Fui convidado a tomar parte nesse projeto, participei da elaboração da pauta, apontei nomes de pessoas que poderiam ser entrevistadas no filme, viajei para Brasília e para várias outras cidades para fazer a reportagem, ancorei um programa ao vivo no dia 2 de Julho em homenagem àquela data cívica, sugeri a realização da Caravana do Bicentenário, que foi aprovada e aconteceu, e, por fim, ganhei com a minha equipe um prêmio nacional exatamente por conta desse documentário.
Não posso esquecer do título de Cidadão Cachoeirano que recebi, já nesse fim de ano, também por causa do filme. O segundo projeto não planejado, mas que resultou noutro grande sucesso, é este Clube do Livro. O que era uma simples ideia inicialmente levantada por mim e pela coordenadora do iBahia, Danutta Rodrigues, tornou-se a primeira coluna semanal dedicada unicamente ao universo do livro e da leitura criada por um portal de entretenimento da Bahia. Já rendeu até um primeiro videocast! Quanta coisa, hein?!
“É sobre olhar o copo meio cheio ou meio vazio”, concluiu a minha terapeuta. Pensei em terminar esse texto com essa frase, uma metáfora sobre as perspectivas da vida, quando algo curioso aconteceu. Estava sem ideia para o título quando, de repente, olhei para a estante de livros sobre o meu computador. Fui direto num deles, “Feliz Ano Velho”, de Marcelo Rubens Paiva, o clássico brasileiro dos anos 1980.
Depois de refletir, achei que seria pouco original emprestar ao meu texto o título daquela obra escrita há mais de 40 anos.

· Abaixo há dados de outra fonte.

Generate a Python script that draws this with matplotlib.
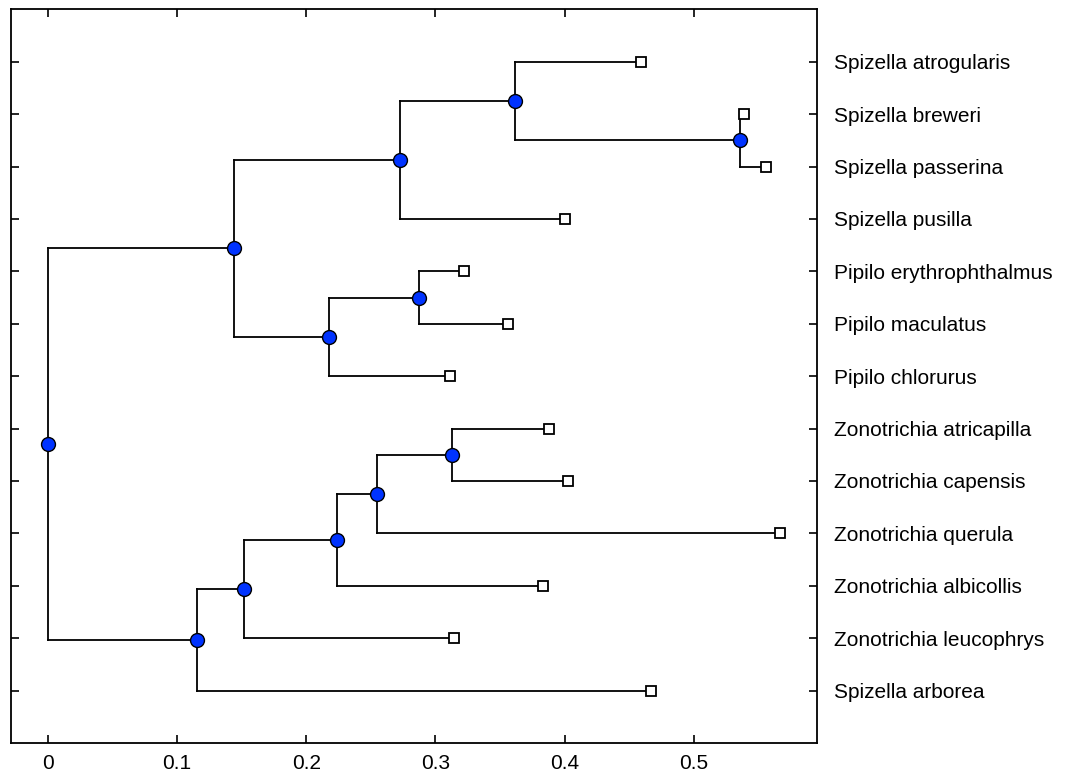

Ao retirar o livro da prateleira, deixei que ele escapasse da minha mão. Caiu com as páginas abertas em cima do meu teclado. O trecho de um capítulo gritou aos meus olhos: “Olhar para trás não adianta. O passado aconteceu, foi bom, mas não volta mais. Agora a gente tá noutra.” Existe, pois, título melhor? Feliz 2024!